In terms of treating MDD, both TCAs and SSRIs show equivocal efficacy. However, SSRIs are the preferred drug for treatment of MDD because of fewer and milder side effects associated with this type of antidepressant drug. TCAs cause more adverse effects because of their anticholinergic effect. Also, when considering the patient’s age, SSRIs are the preferred drug (Bauer et al., 2017). TCAs on an elderly client might result in adverse cardiovascular effects such as dysrhythmias or orthostatic hypotension that may lead to dizziness, falls, and fractures.
Various research has shown that other races such as Asians and African Americans resort to using other alternative medication to treat their depression and these medications require lesser drug dosages to achieve the desired effect. SSRI use for the white race is always on standard prescription values with regards to its dosage and schedule. Administering these drugs to elderly patients however warrant that a modification is done. This is done through dose adjustment to minimize the side effects and polypharmacy considerations for drug-drug interactions (Salehi, 2019). The drug contraindicates in the patients taking selective serotonin reuptake inhibitors are mirtazapine, and other vasoconstrictors and analgesics.

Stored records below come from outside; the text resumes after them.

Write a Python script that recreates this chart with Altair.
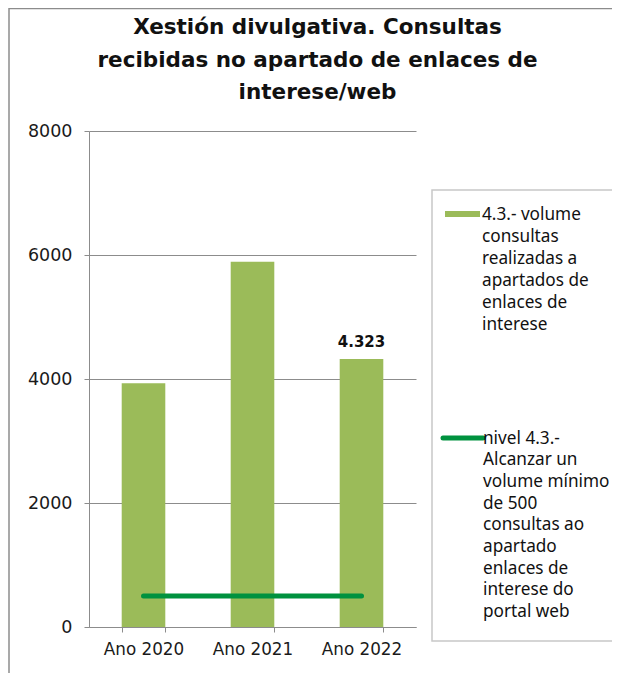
import altair as alt
import pandas as pd

# ---- data ----
years = ["Ano 2020", "Ano 2021", "Ano 2022"]
consultas = [3930, 5890, 4323]
nivel = [500, 500, 500]
data_labels = ["", "", "4.323"]
y_ticks = [0, 2000, 4000, 6000, 8000]
title_lines = [
    "Xestión divulgativa. Consultas",
    "recibidas no apartado de enlaces de",
    "interese/web",
]
legend_bar_lines = ["4.3.- volume", "consultas", "realizadas a",
                    "apartados de", "enlaces de", "interese"]
legend_line_lines = ["nivel 4.3.-", "Alcanzar un", "volume mínimo", "de 500",
                     "consultas ao", "apartado", "enlaces de", "interese do",
                     "portal web"]

BAR_COLOR = "#9BBB59"
LINE_COLOR = "#00923F"
GRID = "#8C8C8C"

df = pd.DataFrame({"year": years, "consultas": consultas,
                   "nivel": nivel, "label": data_labels})
one = pd.DataFrame({"k": [0]})

W, H = 327, 496

xscale = alt.Scale(domain=years, paddingInner=0.6, paddingOuter=0.3)
x_axis = alt.Axis(title=None, labelAngle=0, tickBand="extent", tickSize=5,
                  labelFont="DejaVu Sans", labelFontSize=16.8, labelColor="#1a1a1a",
                  labelPadding=9, domainColor=GRID, tickColor=GRID, grid=False)
y_axis = alt.Axis(title=None, values=y_ticks, format="d", tickSize=5, labelPadding=12,
                  labelFont="DejaVu Sans", labelFontSize=17.5, labelColor="#1a1a1a",
                  domainColor=GRID, tickColor=GRID, gridColor=GRID, grid=True)
yscale = alt.Scale(domain=[0, 8000], nice=False)

X = alt.X("year:N", scale=xscale, axis=x_axis, sort=years)

bars = alt.Chart(df).mark_bar(color=BAR_COLOR).encode(
    x=X,
    y=alt.Y("consultas:Q", scale=yscale, axis=y_axis),
)

line = alt.Chart(df).mark_line(color=LINE_COLOR, strokeWidth=5,
                               strokeCap="round").encode(
    x=alt.X("year:N", scale=xscale, sort=years),
    y=alt.Y("nivel:Q", scale=yscale),
)

labels = alt.Chart(df).mark_text(font="DejaVu Sans", fontWeight="bold",
                                 fontSize=15, dy=-17, color="#111").encode(
    x=alt.X("year:N", scale=xscale, sort=years),
    y=alt.Y("consultas:Q", scale=yscale),
    text="label:N",
)

# ---- title as a centred multi-line text ----
title = alt.Chart(one).mark_text(
    text=title_lines, align="center", baseline="alphabetic",
    font="DejaVu Sans", fontSize=21.5, fontWeight="bold", lineHeight=32.5,
    color="#111").encode(x=alt.value(228.5), y=alt.value(-97))

# ---- legend drawn by hand (box, swatches, wrapped labels) ----
leg_box = alt.Chart(one).mark_rect(fillOpacity=0, stroke="#C8C8C8",
                                   strokeWidth=1.5).encode(
    x=alt.value(343), x2=alt.value(560), y=alt.value(59), y2=alt.value(510))

sw_bar = alt.Chart(one).mark_rect(color=BAR_COLOR).encode(
    x=alt.value(356), x2=alt.value(391), y=alt.value(80), y2=alt.value(86))

sw_line = alt.Chart(one).mark_rule(color=LINE_COLOR, strokeWidth=5,
                                   strokeCap="round").encode(
    x=alt.value(354), x2=alt.value(394), y=alt.value(307))

txt_bar = alt.Chart(one).mark_text(
    text=legend_bar_lines, align="left", baseline="alphabetic",
    font="Noto Sans", fontSize=17.2, lineHeight=22, color="#111").encode(
    x=alt.value(393), y=alt.value(89))

txt_line = alt.Chart(one).mark_text(
    text=legend_line_lines, align="left", baseline="alphabetic",
    font="Noto Sans", fontSize=17.2, lineHeight=21.7, color="#111").encode(
    x=alt.value(394), y=alt.value(312.5))

# ---- outer frame ----
frame_left = alt.Chart(one).mark_rule(color="#8C8C8C", strokeWidth=1.5).encode(
    x=alt.value(-80), y=alt.value(-123), y2=alt.value(542))
frame_top = alt.Chart(one).mark_rule(color="#8C8C8C", strokeWidth=1.5).encode(
    x=alt.value(-80), x2=alt.value(600), y=alt.value(-122.5))

chart = alt.layer(
    bars, line, labels, title, leg_box, sw_bar, sw_line, txt_bar, txt_line,
    frame_left, frame_top,
).properties(
    width=W, height=H,
    autosize=alt.AutoSizeParams(type="none"),
    padding={"left": 81, "top": 123, "right": 196, "bottom": 46},
).configure_view(stroke=None)

chart.save("out.html", embed_options={"renderer": "svg", "actions": False})
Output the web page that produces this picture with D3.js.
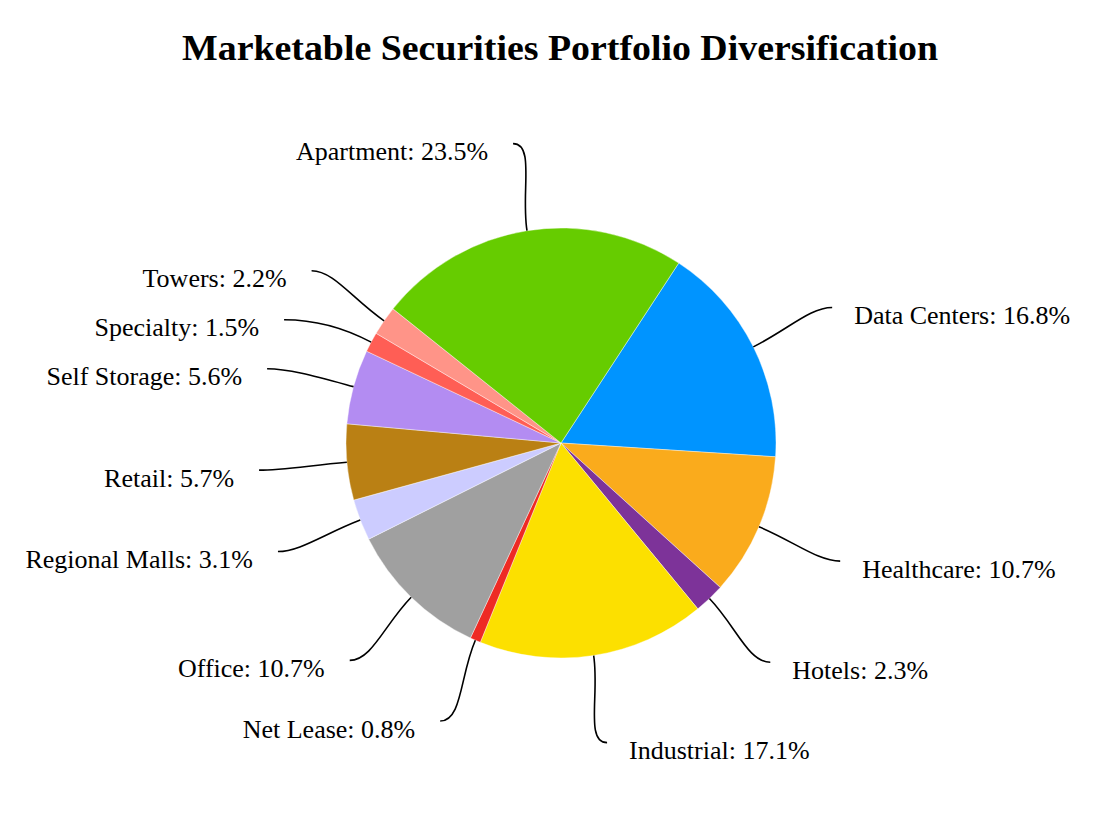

After administering these drugs, the patient will be assessed after a four-week interval to determine if the symptoms have improved. If the symptoms have not improved after four weeks, Prozac will be increased by 10-20 mg for four weeks until a maximum of 80 mg, which is the maximum recommended dose per day. If the symptoms improve within the first four weeks, the regimen will be maintained until the patient completes the dose. After completing the dose, the patient will sleep well and the symptoms of depression will be well managed. Once the desired outcome has been achieved the patient Prozac daily should be discontinued and started on Prozac weekly after one week. The patient should be closely monitored for any changes in behavior and suicidal tendencies within the first 4- 8 weeks. Prozac may also interfere with glycemic control as it may cause hypoglycemia especially in diabetic patients (DiVall & Woolley, 2019)
I have learnt that depression is a major illness that affects many patients and details in the history of a patient should be carefully examined to make the appropriate diagnosis and commence the proper treatment modalities.
Bennabi, D., Charpeaud, T., Yrondi, A., Genty, J. B., Destouches, S., Lancrenon, S., & Haffen, E. (2019). Clinical guidelines for the management of treatment-resistant depression: French recommendations from experts, the French Association for Biological Psychiatry and Neuropsychopharmacology and the fondation FondaMental. BMC Psychiatry, 19(), 262. https://doi.org/10.1186/s12888-019-2237-x
Bauer, M., Severus, E., Möller, H. J., Young, A. H., & WFSBP Task Force on Unipolar Depressive Disorders. (2017). Pharmacological treatment of unipolar depressive disorders: summary of WFSBP guidelines. International Journal Of Psychiatry In Clinical Practice, 21(3), 166-176. https://doi.org/10.1080/13651501.2017.1306082
DiVall, M. V., & Woolley, A. B. (2019). CHAPTER Pharmacologic Agents. Acute Care Handbook for Physical Therapists E-Book, 431.
Niel, K., LaRosa, K. N., Klages, K. L., Merchant, T. E., Wise, M. S., Witcraft, S. M., Hancock, D., Caples, M., Mandrell, B. N., & Crabtree, V. M. (2020). Actigraphy versus polysomnography to measure sleep in youth treated for craniopharyngioma. Behavioral sleep medicine, 18(5), 589-597. https://doi.org/10.1080/15402002.2019.1635133
Salehi, M., Hadizadeh, H., Chang, A., & Grados, M. A. (2019). Recommendations for prescribing SSRIs. Contemporary Pediatrics, 36(11), 24-27.